▸ Directions: Take the material below and retype it in full; pictures are left out.

▸ Provided material:

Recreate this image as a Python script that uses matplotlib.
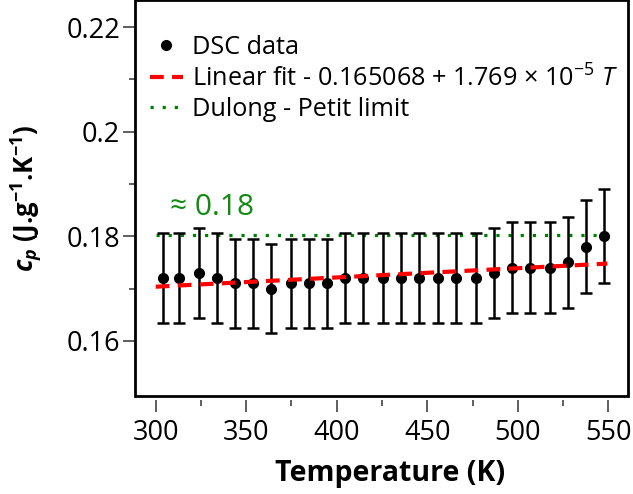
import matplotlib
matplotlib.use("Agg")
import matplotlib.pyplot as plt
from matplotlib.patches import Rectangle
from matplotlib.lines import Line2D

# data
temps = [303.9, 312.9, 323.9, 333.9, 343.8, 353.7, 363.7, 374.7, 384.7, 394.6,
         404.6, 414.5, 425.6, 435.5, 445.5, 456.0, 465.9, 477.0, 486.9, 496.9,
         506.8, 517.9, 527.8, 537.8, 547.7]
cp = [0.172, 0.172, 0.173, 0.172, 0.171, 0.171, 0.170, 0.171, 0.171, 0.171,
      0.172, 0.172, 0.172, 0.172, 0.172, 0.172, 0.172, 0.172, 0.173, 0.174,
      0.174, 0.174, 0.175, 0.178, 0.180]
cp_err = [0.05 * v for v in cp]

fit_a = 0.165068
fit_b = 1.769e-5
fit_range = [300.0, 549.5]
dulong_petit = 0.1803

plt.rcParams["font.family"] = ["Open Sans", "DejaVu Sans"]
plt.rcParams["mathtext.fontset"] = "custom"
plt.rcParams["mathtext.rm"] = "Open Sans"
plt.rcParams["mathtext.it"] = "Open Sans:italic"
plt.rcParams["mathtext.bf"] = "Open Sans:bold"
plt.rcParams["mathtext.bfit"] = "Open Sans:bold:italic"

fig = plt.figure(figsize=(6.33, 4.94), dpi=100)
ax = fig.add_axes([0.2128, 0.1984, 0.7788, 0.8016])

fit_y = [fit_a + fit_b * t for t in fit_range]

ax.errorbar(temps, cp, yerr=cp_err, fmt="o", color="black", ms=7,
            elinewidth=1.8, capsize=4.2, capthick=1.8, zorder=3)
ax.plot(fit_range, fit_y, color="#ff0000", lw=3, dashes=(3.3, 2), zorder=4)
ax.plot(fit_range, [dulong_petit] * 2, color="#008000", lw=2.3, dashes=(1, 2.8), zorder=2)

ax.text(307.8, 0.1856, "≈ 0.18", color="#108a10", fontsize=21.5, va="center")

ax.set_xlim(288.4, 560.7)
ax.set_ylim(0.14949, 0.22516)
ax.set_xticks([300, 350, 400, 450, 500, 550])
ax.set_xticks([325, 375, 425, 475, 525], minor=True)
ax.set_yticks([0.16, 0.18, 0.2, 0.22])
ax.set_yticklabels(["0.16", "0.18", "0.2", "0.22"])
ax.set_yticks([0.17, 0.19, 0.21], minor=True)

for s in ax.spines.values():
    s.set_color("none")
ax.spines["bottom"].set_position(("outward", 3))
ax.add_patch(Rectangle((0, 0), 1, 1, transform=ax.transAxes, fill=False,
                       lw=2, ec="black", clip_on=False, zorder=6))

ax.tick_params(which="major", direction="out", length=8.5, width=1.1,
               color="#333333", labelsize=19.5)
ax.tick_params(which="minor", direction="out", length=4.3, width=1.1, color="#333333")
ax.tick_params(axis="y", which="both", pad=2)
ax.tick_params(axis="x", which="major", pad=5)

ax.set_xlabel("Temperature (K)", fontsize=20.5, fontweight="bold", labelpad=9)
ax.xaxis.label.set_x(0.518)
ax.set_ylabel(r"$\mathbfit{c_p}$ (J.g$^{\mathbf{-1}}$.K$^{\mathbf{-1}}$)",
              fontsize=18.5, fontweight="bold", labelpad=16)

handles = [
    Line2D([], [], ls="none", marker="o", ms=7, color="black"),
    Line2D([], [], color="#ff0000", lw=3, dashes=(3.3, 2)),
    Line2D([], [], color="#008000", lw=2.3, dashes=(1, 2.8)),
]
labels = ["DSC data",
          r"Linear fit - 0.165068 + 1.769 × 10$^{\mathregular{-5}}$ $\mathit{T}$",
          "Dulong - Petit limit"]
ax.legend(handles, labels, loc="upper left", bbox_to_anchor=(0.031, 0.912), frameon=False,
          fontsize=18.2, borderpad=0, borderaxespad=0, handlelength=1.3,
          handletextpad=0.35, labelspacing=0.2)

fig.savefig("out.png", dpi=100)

▸ Task result:
Recreate this image as a Python script that uses matplotlib.
import matplotlib
matplotlib.use("Agg")
import matplotlib.pyplot as plt
from matplotlib.patches import Rectangle
from matplotlib.lines import Line2D

# data
temps = [303.9, 312.9, 323.9, 333.9, 343.8, 353.7, 363.7, 374.7, 384.7, 394.6,
         404.6, 414.5, 425.6, 435.5, 445.5, 456.0, 465.9, 477.0, 486.9, 496.9,
         506.8, 517.9, 527.8, 537.8, 547.7]
cp = [0.172, 0.172, 0.173, 0.172, 0.171, 0.171, 0.170, 0.171, 0.171, 0.171,
      0.172, 0.172, 0.172, 0.172, 0.172, 0.172, 0.172, 0.172, 0.173, 0.174,
      0.174, 0.174, 0.175, 0.178, 0.180]
cp_err = [0.05 * v for v in cp]

fit_a = 0.165068
fit_b = 1.769e-5
fit_range = [300.0, 549.5]
dulong_petit = 0.1803

plt.rcParams["font.family"] = ["Open Sans", "DejaVu Sans"]
plt.rcParams["mathtext.fontset"] = "custom"
plt.rcParams["mathtext.rm"] = "Open Sans"
plt.rcParams["mathtext.it"] = "Open Sans:italic"
plt.rcParams["mathtext.bf"] = "Open Sans:bold"
plt.rcParams["mathtext.bfit"] = "Open Sans:bold:italic"

fig = plt.figure(figsize=(6.33, 4.94), dpi=100)
ax = fig.add_axes([0.2128, 0.1984, 0.7788, 0.8016])

fit_y = [fit_a + fit_b * t for t in fit_range]

ax.errorbar(temps, cp, yerr=cp_err, fmt="o", color="black", ms=7,
            elinewidth=1.8, capsize=4.2, capthick=1.8, zorder=3)
ax.plot(fit_range, fit_y, color="#ff0000", lw=3, dashes=(3.3, 2), zorder=4)
ax.plot(fit_range, [dulong_petit] * 2, color="#008000", lw=2.3, dashes=(1, 2.8), zorder=2)

ax.text(307.8, 0.1856, "≈ 0.18", color="#108a10", fontsize=21.5, va="center")

ax.set_xlim(288.4, 560.7)
ax.set_ylim(0.14949, 0.22516)
ax.set_xticks([300, 350, 400, 450, 500, 550])
ax.set_xticks([325, 375, 425, 475, 525], minor=True)
ax.set_yticks([0.16, 0.18, 0.2, 0.22])
ax.set_yticklabels(["0.16", "0.18", "0.2", "0.22"])
ax.set_yticks([0.17, 0.19, 0.21], minor=True)

for s in ax.spines.values():
    s.set_color("none")
ax.spines["bottom"].set_position(("outward", 3))
ax.add_patch(Rectangle((0, 0), 1, 1, transform=ax.transAxes, fill=False,
                       lw=2, ec="black", clip_on=False, zorder=6))

ax.tick_params(which="major", direction="out", length=8.5, width=1.1,
               color="#333333", labelsize=19.5)
ax.tick_params(which="minor", direction="out", length=4.3, width=1.1, color="#333333")
ax.tick_params(axis="y", which="both", pad=2)
ax.tick_params(axis="x", which="major", pad=5)

ax.set_xlabel("Temperature (K)", fontsize=20.5, fontweight="bold", labelpad=9)
ax.xaxis.label.set_x(0.518)
ax.set_ylabel(r"$\mathbfit{c_p}$ (J.g$^{\mathbf{-1}}$.K$^{\mathbf{-1}}$)",
              fontsize=18.5, fontweight="bold", labelpad=16)

handles = [
    Line2D([], [], ls="none", marker="o", ms=7, color="black"),
    Line2D([], [], color="#ff0000", lw=3, dashes=(3.3, 2)),
    Line2D([], [], color="#008000", lw=2.3, dashes=(1, 2.8)),
]
labels = ["DSC data",
          r"Linear fit - 0.165068 + 1.769 × 10$^{\mathregular{-5}}$ $\mathit{T}$",
          "Dulong - Petit limit"]
ax.legend(handles, labels, loc="upper left", bbox_to_anchor=(0.031, 0.912), frameon=False,
          fontsize=18.2, borderpad=0, borderaxespad=0, handlelength=1.3,
          handletextpad=0.35, labelspacing=0.2)

fig.savefig("out.png", dpi=100)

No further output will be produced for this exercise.